Crônica

Quantos anjos

Luis Fernando Veríssimo no Blog do Noblat
A Igreja medieval tinha muitas razões para condenar o juro. Ele era produto de uma coisa infecunda, o dinheiro, e portanto contra a Natureza. Era um preço dado ao tempo, que é de Deus, e portanto uma apropriação indébita, além de herética. Era fruto de trabalho improdutivo e ímpio, já que dinheiro gerava dinheiro o tempo todo, sem respeitar os dias santos, e era portanto um péssimo exemplo para os fiéis. Mas desconfia-se que a Igreja combatia o juro, acima de tudo, para proteger sua metafísica da metafísica emergente do mercado.

A Igreja acabou cedendo e hoje não excomunga mais ninguém por usura.

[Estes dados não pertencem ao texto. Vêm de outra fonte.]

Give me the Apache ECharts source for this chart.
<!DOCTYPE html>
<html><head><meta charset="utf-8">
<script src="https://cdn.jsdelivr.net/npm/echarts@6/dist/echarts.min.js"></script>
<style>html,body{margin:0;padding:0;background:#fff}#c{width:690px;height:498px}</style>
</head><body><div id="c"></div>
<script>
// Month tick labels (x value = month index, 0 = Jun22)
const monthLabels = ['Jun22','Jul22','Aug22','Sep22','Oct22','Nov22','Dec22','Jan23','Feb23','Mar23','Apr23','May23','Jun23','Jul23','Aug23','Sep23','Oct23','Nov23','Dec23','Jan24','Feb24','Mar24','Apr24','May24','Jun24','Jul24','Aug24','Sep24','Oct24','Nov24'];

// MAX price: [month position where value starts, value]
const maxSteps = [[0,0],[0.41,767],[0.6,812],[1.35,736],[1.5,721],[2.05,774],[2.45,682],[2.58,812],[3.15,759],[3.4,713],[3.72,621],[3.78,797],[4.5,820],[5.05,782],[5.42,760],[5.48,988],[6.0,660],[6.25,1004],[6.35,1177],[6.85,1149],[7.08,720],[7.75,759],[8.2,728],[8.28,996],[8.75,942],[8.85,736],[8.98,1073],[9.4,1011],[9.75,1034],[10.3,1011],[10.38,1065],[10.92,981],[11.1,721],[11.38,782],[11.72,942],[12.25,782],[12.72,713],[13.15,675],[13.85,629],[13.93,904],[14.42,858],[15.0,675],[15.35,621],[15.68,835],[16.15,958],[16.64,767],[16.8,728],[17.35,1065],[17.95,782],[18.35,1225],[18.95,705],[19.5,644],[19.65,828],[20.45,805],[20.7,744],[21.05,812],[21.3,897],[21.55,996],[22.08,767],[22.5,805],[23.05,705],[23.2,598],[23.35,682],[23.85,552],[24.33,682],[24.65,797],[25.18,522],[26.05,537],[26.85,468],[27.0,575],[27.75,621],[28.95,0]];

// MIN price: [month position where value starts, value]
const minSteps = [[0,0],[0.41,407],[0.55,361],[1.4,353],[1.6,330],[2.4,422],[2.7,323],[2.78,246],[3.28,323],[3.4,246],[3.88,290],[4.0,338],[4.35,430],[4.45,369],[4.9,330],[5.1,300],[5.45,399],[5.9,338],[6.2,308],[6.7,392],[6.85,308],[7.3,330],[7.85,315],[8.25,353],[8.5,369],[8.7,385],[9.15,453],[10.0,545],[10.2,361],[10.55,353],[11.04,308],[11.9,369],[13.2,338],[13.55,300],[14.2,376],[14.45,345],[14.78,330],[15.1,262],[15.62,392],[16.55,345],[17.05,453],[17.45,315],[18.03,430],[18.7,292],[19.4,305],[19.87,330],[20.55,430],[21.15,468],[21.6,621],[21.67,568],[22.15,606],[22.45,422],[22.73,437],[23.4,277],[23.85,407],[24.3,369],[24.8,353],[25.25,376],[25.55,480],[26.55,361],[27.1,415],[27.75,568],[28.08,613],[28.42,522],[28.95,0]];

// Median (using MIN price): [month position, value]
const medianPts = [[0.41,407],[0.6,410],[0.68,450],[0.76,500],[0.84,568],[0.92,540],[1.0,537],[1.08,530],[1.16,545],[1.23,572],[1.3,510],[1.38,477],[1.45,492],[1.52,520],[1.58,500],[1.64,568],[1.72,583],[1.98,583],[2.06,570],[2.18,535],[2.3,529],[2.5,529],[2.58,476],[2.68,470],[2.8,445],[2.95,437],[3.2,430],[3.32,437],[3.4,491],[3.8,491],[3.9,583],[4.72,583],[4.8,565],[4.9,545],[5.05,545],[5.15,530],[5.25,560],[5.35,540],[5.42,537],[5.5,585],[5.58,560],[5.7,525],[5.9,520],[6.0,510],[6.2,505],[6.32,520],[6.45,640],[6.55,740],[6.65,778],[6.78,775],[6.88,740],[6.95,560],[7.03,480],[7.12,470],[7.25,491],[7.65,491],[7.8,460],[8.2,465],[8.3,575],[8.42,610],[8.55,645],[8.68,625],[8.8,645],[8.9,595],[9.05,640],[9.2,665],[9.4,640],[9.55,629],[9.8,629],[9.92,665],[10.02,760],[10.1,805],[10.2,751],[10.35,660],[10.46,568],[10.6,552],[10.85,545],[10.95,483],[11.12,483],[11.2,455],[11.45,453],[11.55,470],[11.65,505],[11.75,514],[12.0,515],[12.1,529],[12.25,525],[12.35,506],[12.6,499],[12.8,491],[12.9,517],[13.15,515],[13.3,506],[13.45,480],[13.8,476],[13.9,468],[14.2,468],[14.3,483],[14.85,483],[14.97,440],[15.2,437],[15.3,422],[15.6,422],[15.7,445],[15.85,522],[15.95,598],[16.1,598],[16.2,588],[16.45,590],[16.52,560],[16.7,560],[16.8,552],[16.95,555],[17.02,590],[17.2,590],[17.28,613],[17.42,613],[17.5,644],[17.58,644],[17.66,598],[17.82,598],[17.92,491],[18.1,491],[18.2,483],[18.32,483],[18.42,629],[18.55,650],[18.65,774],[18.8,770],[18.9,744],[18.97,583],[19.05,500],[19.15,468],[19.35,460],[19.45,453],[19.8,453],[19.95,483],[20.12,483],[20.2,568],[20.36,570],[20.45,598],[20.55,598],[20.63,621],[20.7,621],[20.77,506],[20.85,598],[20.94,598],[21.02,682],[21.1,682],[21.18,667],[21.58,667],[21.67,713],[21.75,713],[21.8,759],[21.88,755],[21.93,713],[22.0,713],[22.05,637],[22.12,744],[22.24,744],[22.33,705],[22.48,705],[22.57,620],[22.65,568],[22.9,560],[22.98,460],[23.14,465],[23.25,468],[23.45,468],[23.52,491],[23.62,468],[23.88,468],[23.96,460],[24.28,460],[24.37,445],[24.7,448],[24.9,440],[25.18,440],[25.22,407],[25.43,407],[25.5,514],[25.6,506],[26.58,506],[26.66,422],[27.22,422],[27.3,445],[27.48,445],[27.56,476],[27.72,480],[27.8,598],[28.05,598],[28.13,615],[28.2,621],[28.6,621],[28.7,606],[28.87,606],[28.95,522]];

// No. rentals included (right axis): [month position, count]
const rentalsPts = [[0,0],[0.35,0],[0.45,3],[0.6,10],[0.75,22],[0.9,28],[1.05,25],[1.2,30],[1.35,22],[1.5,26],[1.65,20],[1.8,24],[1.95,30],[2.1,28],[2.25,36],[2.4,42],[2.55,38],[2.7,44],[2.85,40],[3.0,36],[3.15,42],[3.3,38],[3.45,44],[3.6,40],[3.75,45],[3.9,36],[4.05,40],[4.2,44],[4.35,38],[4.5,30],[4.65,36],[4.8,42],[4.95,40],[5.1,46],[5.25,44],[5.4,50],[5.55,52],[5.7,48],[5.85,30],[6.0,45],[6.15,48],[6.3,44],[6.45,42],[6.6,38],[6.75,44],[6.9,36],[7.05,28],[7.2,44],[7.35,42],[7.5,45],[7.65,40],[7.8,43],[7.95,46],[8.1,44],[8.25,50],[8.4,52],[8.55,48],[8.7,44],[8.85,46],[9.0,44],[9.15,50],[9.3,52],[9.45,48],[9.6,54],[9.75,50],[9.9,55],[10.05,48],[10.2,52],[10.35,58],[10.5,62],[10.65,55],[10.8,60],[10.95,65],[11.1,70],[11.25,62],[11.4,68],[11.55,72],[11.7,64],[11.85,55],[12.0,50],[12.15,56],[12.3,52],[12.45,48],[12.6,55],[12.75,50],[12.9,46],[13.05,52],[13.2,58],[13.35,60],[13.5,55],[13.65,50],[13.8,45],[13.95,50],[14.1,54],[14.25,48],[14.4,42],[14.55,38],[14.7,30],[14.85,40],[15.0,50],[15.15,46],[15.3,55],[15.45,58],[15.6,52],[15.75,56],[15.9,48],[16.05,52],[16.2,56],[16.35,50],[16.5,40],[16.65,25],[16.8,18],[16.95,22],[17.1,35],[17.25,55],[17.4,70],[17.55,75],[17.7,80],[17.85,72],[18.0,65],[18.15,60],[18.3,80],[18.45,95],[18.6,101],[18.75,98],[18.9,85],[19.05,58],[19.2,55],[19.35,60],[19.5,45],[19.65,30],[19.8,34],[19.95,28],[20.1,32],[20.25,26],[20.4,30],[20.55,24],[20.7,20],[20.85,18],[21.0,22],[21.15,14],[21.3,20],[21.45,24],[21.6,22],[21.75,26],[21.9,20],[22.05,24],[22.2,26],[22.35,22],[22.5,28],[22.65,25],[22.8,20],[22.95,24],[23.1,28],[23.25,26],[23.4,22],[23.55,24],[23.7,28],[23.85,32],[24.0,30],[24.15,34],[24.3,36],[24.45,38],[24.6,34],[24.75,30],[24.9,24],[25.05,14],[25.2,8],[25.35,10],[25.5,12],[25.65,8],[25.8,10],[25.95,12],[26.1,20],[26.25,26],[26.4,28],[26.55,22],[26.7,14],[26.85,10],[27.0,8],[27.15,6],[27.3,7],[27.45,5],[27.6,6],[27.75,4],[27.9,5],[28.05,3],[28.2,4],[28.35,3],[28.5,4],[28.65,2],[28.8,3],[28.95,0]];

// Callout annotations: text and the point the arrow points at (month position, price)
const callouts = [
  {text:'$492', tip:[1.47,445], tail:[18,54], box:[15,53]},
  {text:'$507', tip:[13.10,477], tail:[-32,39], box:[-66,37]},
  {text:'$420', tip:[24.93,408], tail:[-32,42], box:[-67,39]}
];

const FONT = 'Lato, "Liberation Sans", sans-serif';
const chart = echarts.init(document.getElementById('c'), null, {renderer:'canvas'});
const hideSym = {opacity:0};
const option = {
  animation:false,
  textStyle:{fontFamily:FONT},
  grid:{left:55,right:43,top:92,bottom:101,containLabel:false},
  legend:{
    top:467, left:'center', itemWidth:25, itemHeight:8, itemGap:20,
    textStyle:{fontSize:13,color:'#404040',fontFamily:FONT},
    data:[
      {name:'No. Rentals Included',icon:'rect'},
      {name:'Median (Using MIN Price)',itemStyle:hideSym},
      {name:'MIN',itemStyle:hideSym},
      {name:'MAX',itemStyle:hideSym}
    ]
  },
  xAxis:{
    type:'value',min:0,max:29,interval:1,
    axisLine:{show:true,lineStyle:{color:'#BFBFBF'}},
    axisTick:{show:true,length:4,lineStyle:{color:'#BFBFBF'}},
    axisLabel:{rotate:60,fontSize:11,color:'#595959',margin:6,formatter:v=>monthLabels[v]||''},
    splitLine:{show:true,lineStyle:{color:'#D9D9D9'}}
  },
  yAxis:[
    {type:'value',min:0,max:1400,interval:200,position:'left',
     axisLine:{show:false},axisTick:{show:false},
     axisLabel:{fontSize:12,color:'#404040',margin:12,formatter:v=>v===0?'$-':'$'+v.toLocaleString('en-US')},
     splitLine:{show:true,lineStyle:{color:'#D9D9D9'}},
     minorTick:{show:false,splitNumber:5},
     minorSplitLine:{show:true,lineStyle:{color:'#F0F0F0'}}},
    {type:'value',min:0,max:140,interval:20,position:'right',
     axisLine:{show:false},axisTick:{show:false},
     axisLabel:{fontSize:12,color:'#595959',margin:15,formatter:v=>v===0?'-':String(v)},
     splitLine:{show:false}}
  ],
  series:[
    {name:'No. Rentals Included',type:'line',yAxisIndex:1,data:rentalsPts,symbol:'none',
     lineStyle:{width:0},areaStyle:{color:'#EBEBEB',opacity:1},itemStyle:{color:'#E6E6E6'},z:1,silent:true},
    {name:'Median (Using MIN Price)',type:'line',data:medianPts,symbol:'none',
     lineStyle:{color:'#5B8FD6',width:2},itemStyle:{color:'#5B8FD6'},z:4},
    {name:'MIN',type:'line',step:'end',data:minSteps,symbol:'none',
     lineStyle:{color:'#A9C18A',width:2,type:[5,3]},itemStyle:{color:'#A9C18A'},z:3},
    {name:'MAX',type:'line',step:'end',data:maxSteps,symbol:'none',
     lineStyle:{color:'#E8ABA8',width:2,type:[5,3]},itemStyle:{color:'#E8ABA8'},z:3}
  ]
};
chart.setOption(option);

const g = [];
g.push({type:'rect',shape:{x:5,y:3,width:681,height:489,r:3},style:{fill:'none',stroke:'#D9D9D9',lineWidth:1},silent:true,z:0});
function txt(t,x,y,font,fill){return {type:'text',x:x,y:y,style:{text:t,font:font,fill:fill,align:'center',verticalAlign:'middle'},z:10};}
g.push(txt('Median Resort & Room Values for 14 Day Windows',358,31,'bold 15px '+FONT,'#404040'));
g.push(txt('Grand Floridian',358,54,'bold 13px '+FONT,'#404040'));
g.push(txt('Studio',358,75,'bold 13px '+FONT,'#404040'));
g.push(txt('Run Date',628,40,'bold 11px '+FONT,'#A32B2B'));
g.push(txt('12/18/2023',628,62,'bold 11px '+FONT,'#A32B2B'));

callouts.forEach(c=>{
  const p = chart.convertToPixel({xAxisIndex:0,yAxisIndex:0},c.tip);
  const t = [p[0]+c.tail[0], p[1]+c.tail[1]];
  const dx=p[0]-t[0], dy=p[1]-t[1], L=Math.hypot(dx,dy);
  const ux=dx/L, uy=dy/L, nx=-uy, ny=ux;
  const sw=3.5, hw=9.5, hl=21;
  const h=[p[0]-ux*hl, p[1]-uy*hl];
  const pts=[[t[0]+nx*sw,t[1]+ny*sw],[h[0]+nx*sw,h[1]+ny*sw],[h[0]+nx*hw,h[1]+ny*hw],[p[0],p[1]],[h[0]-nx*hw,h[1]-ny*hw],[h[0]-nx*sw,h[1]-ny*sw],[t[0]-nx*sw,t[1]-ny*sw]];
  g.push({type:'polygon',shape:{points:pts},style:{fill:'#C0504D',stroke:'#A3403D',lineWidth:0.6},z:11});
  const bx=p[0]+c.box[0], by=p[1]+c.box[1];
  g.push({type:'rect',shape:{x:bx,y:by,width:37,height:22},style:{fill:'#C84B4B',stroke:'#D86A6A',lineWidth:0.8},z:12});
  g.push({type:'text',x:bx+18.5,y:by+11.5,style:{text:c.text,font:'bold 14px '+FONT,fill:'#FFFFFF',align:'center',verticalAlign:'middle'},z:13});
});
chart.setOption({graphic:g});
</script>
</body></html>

Com algumas adaptações - como a invenção do Purgatório, uma alternativa suportável ao Inferno para banqueiros e agiotas - aceitou o juro para não ficar de fora do melhor negócio do mundo, que é o do dinheiro produzido por dinheiro. Mas a grande vitória não foi da realidade do dinheiro, foi da sua irrealidade. A metafísica sem Deus do mercado foi mais forte do que a metafísica da fé, o valor arbitrário dado a abstrações financeiras foi muito mais potente do que qualquer abstração religiosa.

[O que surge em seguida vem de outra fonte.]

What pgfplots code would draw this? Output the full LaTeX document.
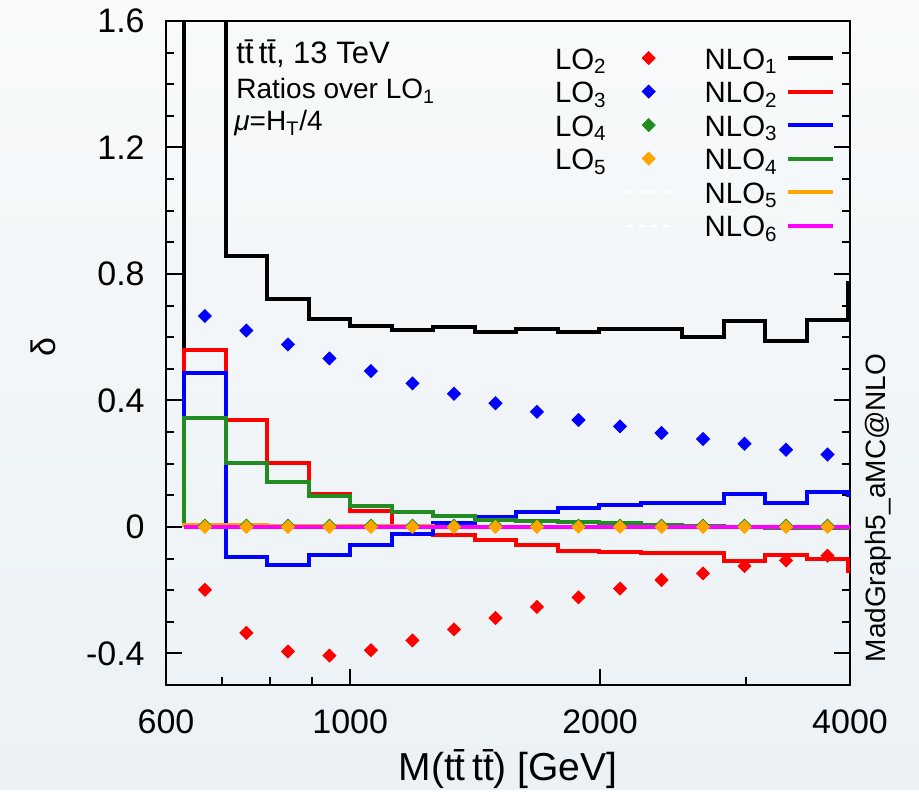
\documentclass[border=0pt]{standalone}
\usepackage{fontspec}
\setmainfont{Liberation Sans}
\usepackage{pgfplots}
\pgfplotsset{compat=1.18}

\definecolor{bgtop}{RGB}{248,250,251}
\definecolor{bgbot}{RGB}{235,241,245}
\definecolor{fgreen}{RGB}{34,139,34}
\definecolor{orng}{RGB}{255,165,0}
\definecolor{mag}{RGB}{255,0,255}

\pgfplotsset{
  lo/.style={only marks, mark=square*, mark size=2.3bp, mark options={rotate=45}},
  nlo/.style={const plot, line width=2bp,
    legend image code/.code={\draw[##1] (0bp,0bp) -- (22.5bp,0bp);}},
  blank/.style={white, dashed, line width=1bp,
    legend image code/.code={\draw[##1] (-2.5bp,0bp) -- (19.5bp,0bp);}},
}

\begin{document}
\begin{tikzpicture}
% page background, 1 px of the reference = 0.5bp
\shade[top color=bgtop, bottom color=bgbot] (-83bp,-52bp) rectangle (376.5bp,342.5bp);

\begin{axis}[
  scale only axis, width=342bp, height=332bp,
  xmode=log, xmin=600, xmax=4000, ymin=-0.5, ymax=1.6,
  xtick={600,1000,2000,4000}, xticklabels={600,1000,2000,4000},
  minor xtick={700,800,900,3000},
  ytick={-0.4,0,0.4,0.8,1.2,1.6}, yticklabels={-0.4,0,0.4,0.8,1.2,1.6},
  minor ytick={-0.3,-0.2,-0.1,0.1,0.2,0.3,0.5,0.6,0.7,0.9,1.0,1.1,1.3,1.4,1.5},
  xtick pos=left, ytick pos=both, yticklabel pos=left,
  tick align=inside,
  major tick length=8bp, minor tick length=4bp,
  axis line style={line width=1.2bp},
  every tick/.style={black, line width=1bp},
  tick label style={font=\fontsize{17bp}{20bp}\selectfont, inner sep=0pt},
  xticklabel style={anchor=base, yshift=-24bp},
  yticklabel style={anchor=east, xshift=-10.5bp},
  legend columns=6, transpose legend, legend plot pos=right, legend cell align=right,
  legend style={draw=none, fill=none, inner sep=0pt, at={(0.978,0.970)}, anchor=north east,
    font=\fontsize{14.7bp}{17.5bp}\selectfont,
    nodes={inner sep=0pt, text height=14bp, text depth=2.75bp},
    /tikz/column 1/.append style={column sep=9.5bp},
    /tikz/column 2/.append style={column sep=16.5bp},
    /tikz/column 3/.append style={column sep=4bp}},
]

% LO ratios, at bin centres
\addplot[lo, red] coordinates {
  (668.34,-0.199) (749.89,-0.335) (841.40,-0.394) (944.06,-0.407)
  (1059.25,-0.390) (1188.50,-0.359) (1333.52,-0.324) (1496.24,-0.288)
  (1678.80,-0.253) (1883.65,-0.223) (2113.49,-0.195) (2371.37,-0.168)
  (2660.73,-0.147) (2985.38,-0.124) (3349.65,-0.106) (3758.37,-0.091)
};
\addlegendentry{LO\textsubscript{2}}
\addplot[lo, blue] coordinates {
  (668.34,0.667) (749.89,0.621) (841.40,0.577) (944.06,0.533)
  (1059.25,0.493) (1188.50,0.454) (1333.52,0.421) (1496.24,0.391)
  (1678.80,0.364) (1883.65,0.338) (2113.49,0.318) (2371.37,0.297)
  (2660.73,0.278) (2985.38,0.263) (3349.65,0.244) (3758.37,0.229)
};
\addlegendentry{LO\textsubscript{3}}
\addplot[lo, fgreen] coordinates {
  (668.34,0.004) (749.89,0.004) (841.40,0.004) (944.06,0.004)
  (1059.25,0.004) (1188.50,0.004) (1333.52,0.004) (1496.24,0.004)
  (1678.80,0.004) (1883.65,0.004) (2113.49,0.004) (2371.37,0.004)
  (2660.73,0.004) (2985.38,0.004) (3349.65,0.004) (3758.37,0.004)
};
\addlegendentry{LO\textsubscript{4}}
\addplot[lo, orng] coordinates {
  (668.34,0.0) (749.89,0.0) (841.40,0.0) (944.06,0.0)
  (1059.25,0.0) (1188.50,0.0) (1333.52,0.0) (1496.24,0.0)
  (1678.80,0.0) (1883.65,0.0) (2113.49,0.0) (2371.37,0.0)
  (2660.73,0.0) (2985.38,0.0) (3349.65,0.0) (3758.37,0.0)
};
\addlegendentry{LO\textsubscript{5}}

% two empty legend slots
\addlegendimage{blank}
\addlegendentry{}
\addlegendimage{blank}
\addlegendentry{}

% NLO ratios, histograms with bin edges 10^(2.8+0.05k)
\addplot[nlo, black] coordinates {
  (630.96,0) (630.96,2.5) (707.95,0.858) (794.33,0.722) (891.25,0.659)
  (1000,0.635) (1122.02,0.622) (1258.93,0.633) (1412.54,0.618)
  (1584.89,0.627) (1778.28,0.616) (1995.26,0.625) (2238.72,0.625)
  (2511.89,0.601) (2818.38,0.651) (3162.28,0.588) (3548.13,0.654)
  (3981.07,0.77) (4466.84,0.77)
};
\addlegendentry{NLO\textsubscript{1}}
\addplot[nlo, red] coordinates {
  (630.96,0) (630.96,0.558) (707.95,0.338) (794.33,0.201) (891.25,0.104)
  (1000,0.050) (1122.02,0.002) (1258.93,-0.027) (1412.54,-0.042)
  (1584.89,-0.057) (1778.28,-0.075) (1995.26,-0.080) (2238.72,-0.083)
  (2511.89,-0.083) (2818.38,-0.109) (3162.28,-0.088) (3548.13,-0.101)
  (3981.07,-0.138) (4466.84,-0.138)
};
\addlegendentry{NLO\textsubscript{2}}
\addplot[nlo, blue] coordinates {
  (630.96,0) (630.96,0.488) (707.95,-0.096) (794.33,-0.119) (891.25,-0.088)
  (1000,-0.056) (1122.02,-0.022) (1258.93,0.011) (1412.54,0.031)
  (1584.89,0.046) (1778.28,0.059) (1995.26,0.070) (2238.72,0.076)
  (2511.89,0.076) (2818.38,0.104) (3162.28,0.076) (3548.13,0.109)
  (3981.07,0.100) (4466.84,0.100)
};
\addlegendentry{NLO\textsubscript{3}}
\addplot[nlo, fgreen] coordinates {
  (630.96,0) (630.96,0.346) (707.95,0.202) (794.33,0.141) (891.25,0.097)
  (1000,0.067) (1122.02,0.048) (1258.93,0.034) (1412.54,0.023)
  (1584.89,0.019) (1778.28,0.015) (1995.26,0.012) (2238.72,0.006)
  (2511.89,0.002) (2818.38,0.0) (3162.28,-0.004) (3548.13,-0.004)
  (3981.07,-0.004) (4466.84,-0.004)
};
\addlegendentry{NLO\textsubscript{4}}
\addplot[nlo, orng] coordinates {
  (630.96,0) (630.96,0.006) (707.95,0.005) (794.33,0.004) (891.25,0.003)
  (1000,0.002) (1122.02,0.002) (1258.93,0.001) (1412.54,0.001)
  (1584.89,0.0) (1778.28,0.0) (1995.26,0.0) (2238.72,0.0)
  (2511.89,0.0) (2818.38,0.0) (3162.28,0.0) (3548.13,0.0)
  (3981.07,0.0) (4466.84,0.0)
};
\addlegendentry{NLO\textsubscript{5}}
\addplot[nlo, mag] coordinates {
  (630.96,0) (707.95,0) (794.33,0) (891.25,0)
  (1000,0) (1122.02,0) (1258.93,0) (1412.54,0)
  (1584.89,0) (1778.28,0) (1995.26,0) (2238.72,0)
  (2511.89,0) (2818.38,0) (3162.28,0) (3548.13,0)
  (3981.07,0) (4466.84,0)
};
\addlegendentry{NLO\textsubscript{6}}
\end{axis}

% labels and annotations
\node[anchor=base west, inner sep=0pt, font=\fontsize{15.5bp}{18bp}\selectfont] at (35bp,310.5bp) {t\=t\,t\=t, 13 TeV};
\node[anchor=base west, inner sep=0pt, font=\fontsize{14bp}{16bp}\selectfont] at (35bp,293bp) {Ratios over LO\textsubscript{1}};
\node[anchor=base west, inner sep=0pt, font=\fontsize{14bp}{16bp}\selectfont] at (34bp,277bp) {\textit{μ}=H\textsubscript{T}/4};
\node[anchor=base, font=\fontsize{19.5bp}{22bp}\selectfont] at (171bp,-47.5bp) {M(t\=t\,t\=t) [GeV]};
\node[rotate=90, font=\fontsize{17bp}{20bp}\selectfont] at (-61.5bp,169bp) {δ};
\node[rotate=90, font=\fontsize{14bp}{17bp}\selectfont] at (356bp,88.5bp) {MadGraph5\_aMC@NLO};
\end{tikzpicture}
\end{document}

O bom da metafísica é que, como é feita no ar, só tem os limites que ela mesma se dá. Aqueles concílios da Igreja em que discutiam coisas como quantos anjos poderiam dançar na ponta de um alfinete são os antecedentes diretos dos conluios do capital financeiro que geraram as pirâmides de papel desligadas de qualquer lastro real, para o dinheiro produzir cada vez mais dinheiro, cada vez mais abstrato. Na questão dos anjos a discussão era entre os que diziam que o número de anjos que cabiam na ponta de um alfinete era limitado e os que diziam que era infinito. As mesmas especulações etéreas devem ter sido feitas sobre até onde iria a farra do capital especulativo. O número de anjos, descobriu-se com a chegada da Crise, era finito.